Lovey Nariyoshi is the descendant of Japanese agricultural workers who emigrated to Hawaii two generations earlier to work in the sugar cane plantations. Her dominant emotion is shame, which Yamanaka unearths in great detail. Even the very language Lovey speaks at home -- a pidgin English dialect that is the lingua franca of agricultural migrants and workers in the Pacific Islands -- is belittled by her teachers. Lovey experiences this contempt of her language as contempt for her. Because the novel is written in this dialect, the narrative itself becomes an act of defiance and liberation.

Lovey is also ashamed of her family's second-hand, make-do existence, which the other children ridicule. "Next Daddy going tell us eat dirt for dinner because good for our body and you going believe him," Lovey complains to her sister. "He take us to the dump and tell us thass treasures and you believe. Not me. I ain't being dumb no mo."
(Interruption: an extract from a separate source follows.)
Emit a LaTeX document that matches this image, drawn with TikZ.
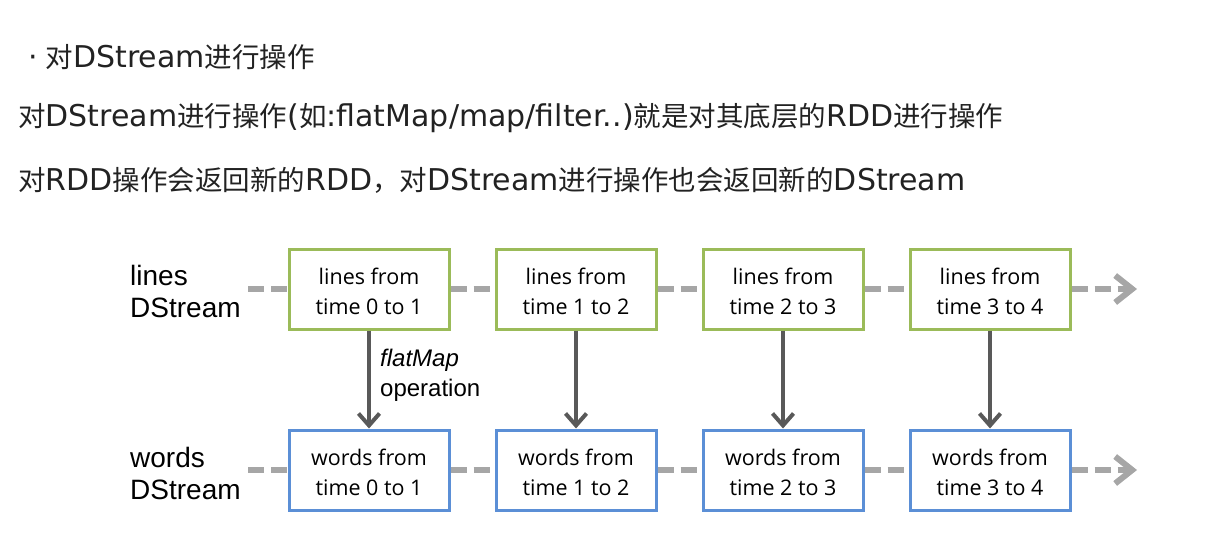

In vivid and often violent vignettes, Ms. Yamanaka describes Lovey's defeats and triumphs as she learns to celebrate her origins and her individuality. Yamanaka has created memorable characters who inspire Lovey: her open-hearted, coarse, and vulnerable father Hubert; her best friend Jerry; and angelic, tragic Crystal, Lovey's tutor whom she idolizes. This exotic coming-of-age novel culminates on a moving note of reconciliation.

--Anne Whitehouse

 

 From Booklist

Poet Yamanaka has said, "With language rests culture," and in her vibrant first novel, she resoundingly affirms the dialect spoken within her own family and around Hawaii among plantation workers of various ethnic backgrounds. In choosing to tell her story in "Pidgin" --a commingled Hawaiian creole English--Yamanaka's touching coming-of-age tale emerges as an exceptional and expressive cultural document as well. Unfolding in a series of lucid, painfully funny vignettes, protagonist Lovey Nariyoshi's childhood is a long and continuous struggle to know her true self. While no role models exist for this young Japanese American girl growing up on the Big Island, family members and friends provide their own unique if at times burdensome support system. At once poignant and very funny, Yamanaka's voice demands to be heard.